There are some number sets that show up very frequently, so we give them special names.

\(\mathbb{N}\): set of natural numbers.
\(\mathbb{Z}\): set of integer numbers.
\(\mathbb{Q}\): set of rational numbers.
\(\mathbb{R}\): set of real numbers.
\(\mathbb{C}\): set of complex numbers.

Observe that, unlike in the prior examples, all these sets are infinite, that is, they have an infinite number of elements. Obviously we cannot describe an infinite set explicitly, as we have done with the set of vowels. What we can do is refer to other sets that we have already defined and define restrictions on them. For example, we can define the set of even natural numbers as the set of natural numbers that are multiples of \(2\). Formally, we write this set as \[\{n\in \mathbb{N}\mid n=2k\text{ for some }k\in\mathbb{N}\}.\] Here we have introduced some new notation. Instead of explicitly enumerating all the elements of a set, we give some conditions. We read the description above as ‘the set of elements of the form indicated on the left of the vertical line, such that they verify the condition on the right’. In this case, the set of natural numbers such that they are of the form \(2k\) for some natural value of \(k\). Similarly, we can define the set of all real numbers greater than \(5\) in the following way: \[\{x\in \mathbb{R}\mid x>5\}.\]

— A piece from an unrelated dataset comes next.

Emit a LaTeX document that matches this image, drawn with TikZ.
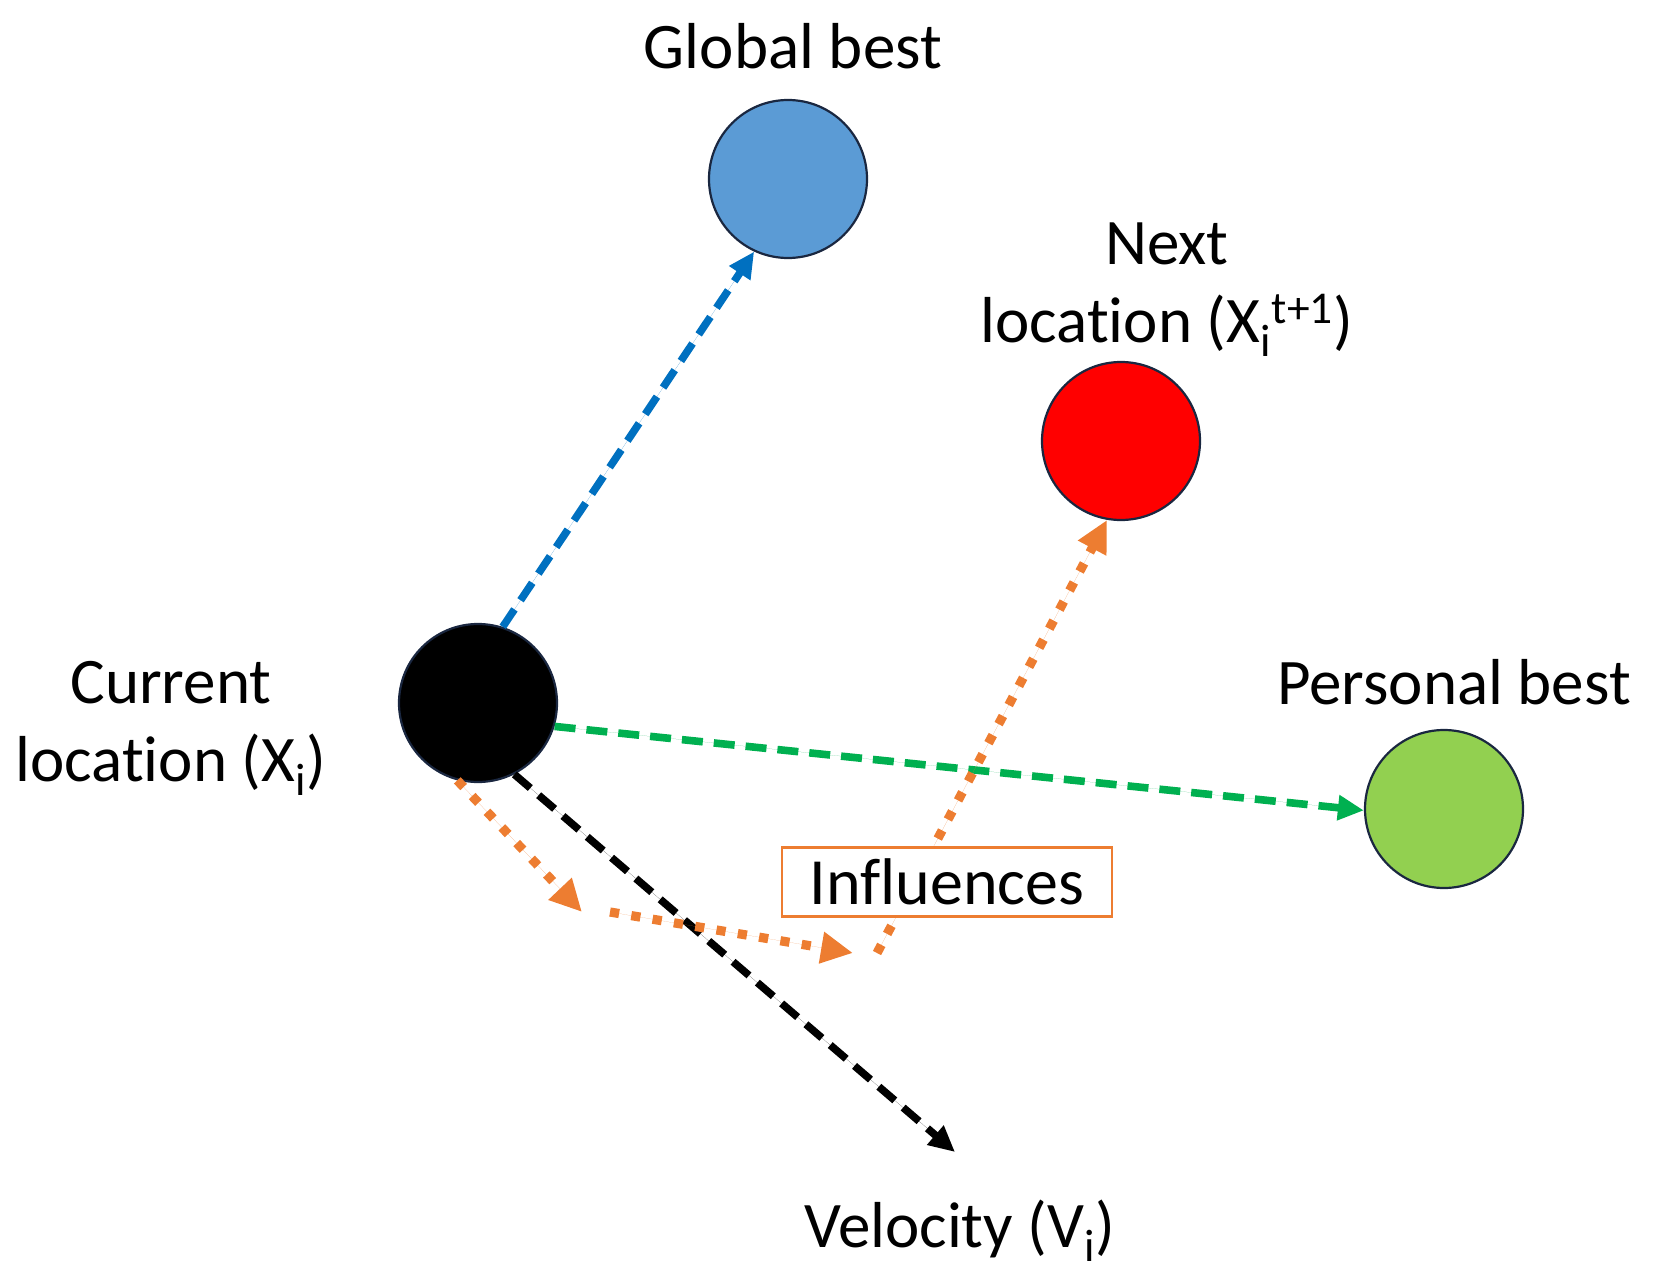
\documentclass[tikz,border=0pt]{standalone}
\usepackage{fontspec}
\setmainfont{Carlito}[Ligatures=NoCommon]
\usetikzlibrary{arrows.meta}
\definecolor{gbfill}{HTML}{5B9BD5}
\definecolor{pbfill}{HTML}{92D050}
\definecolor{nlfill}{HTML}{FF0000}
\definecolor{rim}{HTML}{1A2740}
\definecolor{bluearr}{HTML}{0070C0}
\definecolor{greenarr}{HTML}{00B050}
\definecolor{orangearr}{HTML}{ED7D31}
\tikzset{
  ball/.style={circle, draw=rim, line width=1.1pt, minimum size=79pt, inner sep=0pt},
  lbl/.style={font=\fontsize{32.5}{39}\selectfont, inner sep=0pt, align=center, anchor=base},
  dasharrow/.style={line width=3.8pt, dash pattern=on 10.5pt off 5.5pt, -{Triangle[length=13pt,width=12pt]}},
  dotarrow/.style={draw=orangearr, line width=4.6pt, dash pattern=on 4.6pt off 6.2pt, -{Triangle[length=16pt,width=15pt]}},
  infbox/.style={draw=orangearr, line width=1.3pt, fill=white, minimum width=165pt, minimum height=34.5pt, inner sep=0pt, font=\fontsize{33}{39}\selectfont}
}
\begin{document}
\begin{tikzpicture}[x=0.5pt, y=-0.5pt]
\useasboundingbox (0,0) rectangle (1655,1284);
% circles
\node[ball, fill=gbfill] (gb) at (788,179) {};
\node[ball, fill=nlfill] (nl) at (1121,441) {};
\node[ball, fill=black] (cur) at (478,703) {};
\node[ball, fill=pbfill] (pb) at (1444,809) {};
% labels
\node[lbl] (gbl) at (793,69) {Global best};
\node[lbl] (nll) at (1167,342) {Next\\location (X\textsubscript{i}\textsuperscript{t+1})};
\node[lbl] (curl) at (171,781) {Current\\location (X\textsubscript{i})};
\node[lbl] (pbl) at (1454,704) {Personal best};
\node[lbl] (vell) at (960,1247) {Velocity (V\textsubscript{i})};
% coordinates
\coordinate (vtip) at (955,1152);
\coordinate (o1) at (582,912);
\coordinate (o2) at (610,912);
\coordinate (o3) at (853,953);
\coordinate (o4) at (877,953);
% connectors
\draw[dasharrow, draw=bluearr, fill=bluearr] (cur.72) -- (gb.245);
\draw[dasharrow, draw=greenarr, fill=greenarr] (cur.-17.7) -- (pb.181);
\draw[dasharrow, draw=black, fill=black] (cur.-63) -- (vtip);
\draw[dotarrow, fill=orangearr] (cur.-105) -- (o1);
\draw[dotarrow, fill=orangearr] (o2) -- (o3);
\draw[dotarrow, fill=orangearr] (o4) -- (nl.260);
\node[infbox] (inf) at (947,882) {Influences};
\end{tikzpicture}
\end{document}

We denote the size (number of elements) of a set \(S\) by \(\#S\).

We can produce new sets by considering the product of known sets: given two sets \(S,T\), we define the set \(S\times T\) as the set whose elements are the pairs \((s,t)\), where \(s\in S\) and \(t\in T\). For example, \[\{0,1\}\times\{0,1,2\}=\{(0,0),(0,1),(0,2),(1,0),(1,1),(1,2)\}.\] Observe that \(\#(X\times Y)=\#X\cdot\#Y\). It is easy to generalize this definition to products of three or more sets. In particular, given a set \(S\), we define \[S^n=\underbrace{S\times S\times \dots \times S}_{n\text{ times}}\] In this course, we will often use the set \(\{0,1\}\) of possible bits, the set \(\{0,1\}^\ell\) of possible bitstrings of length \(\ell\), and the set \(\{0,1\}^*\) of bitstrings of any length. Observe that \[\#\{0,1\}=2,\qquad\#\{0,1\}^\ell=2^\ell,\qquad \#\{0,1\}^*=\infty.\]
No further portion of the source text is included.